Grey blending is a colouring technique that integrates the silver coming through with a worn base shade. It uses highlights, lowlights, glosses and demi-permanent toners rather than a single permanent dye. It is not full coverage. It is not box dye at the kitchen sink. It is the colourist's way of allowing the white hair to do its work, while the base shade carries it. The published L'Oréal definition is useful. A method that softens the contrast between natural silver and the worn shade, rather than masking it.

What it does, mechanically, is break the line at the root. Full coverage produces a sharp demarcation as the white grows back in. Six weeks after a permanent dye, the eye reads two distinct colours sitting on the same head. The colourist Karla Osborne describes blending as a method that 'breaks that line by mimicking the white hair that's naturally coming in'. The root looks intentional rather than forgotten.

What we see at the chair is that this matters most around the parting and the temples. Those are the places the eye lands first. Get the blend right there and the rest of the head follows. The crown comes later, the back later still. The work is sequenced rather than spread evenly.

What has changed, in the last few years, is that clients are arriving at the chair already half-decided. The instinct used to be to cover, then to cover better, then to commit to a permanent shade for life. The instinct now is to ask what the silver could become if it was not fought.
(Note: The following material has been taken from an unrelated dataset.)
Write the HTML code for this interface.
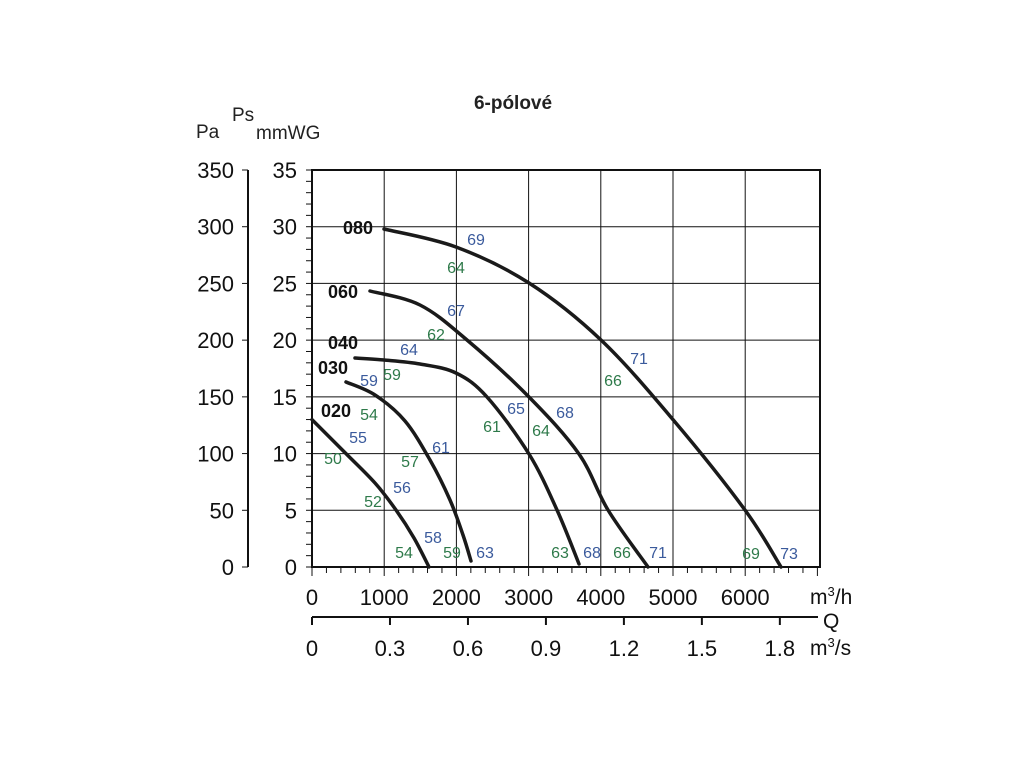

The question is the same one whether the client is thirty-eight or fifty-two.

The tools we reach for at the bowl and at the foil

Grey blending is a sequence of methods rather than a single technique. Highlights add lightness in the places the silver is already showing through. Lowlights add depth where the natural base has thinned. Babylights, very fine streaks placed near the canopy, brighten the whole head without weight. Balayage, painted freehand from the mid-length to the ends, gives the grow-out room to breathe. A demi-permanent gloss or toner ties everything together at the bowl.

We do not foil every head. Some clients want the painted finish of balayage and the freedom of the freehand line. The technique itself reaches back further than most clients expect, to a Paris salon in the 1970s. Others need the precision of a foil placed exactly at the parting. The brief decides. What is consistent is that a grey-blend appointment rarely runs on a single tool. Foil at the canopy, freehand at the length, gloss to finish.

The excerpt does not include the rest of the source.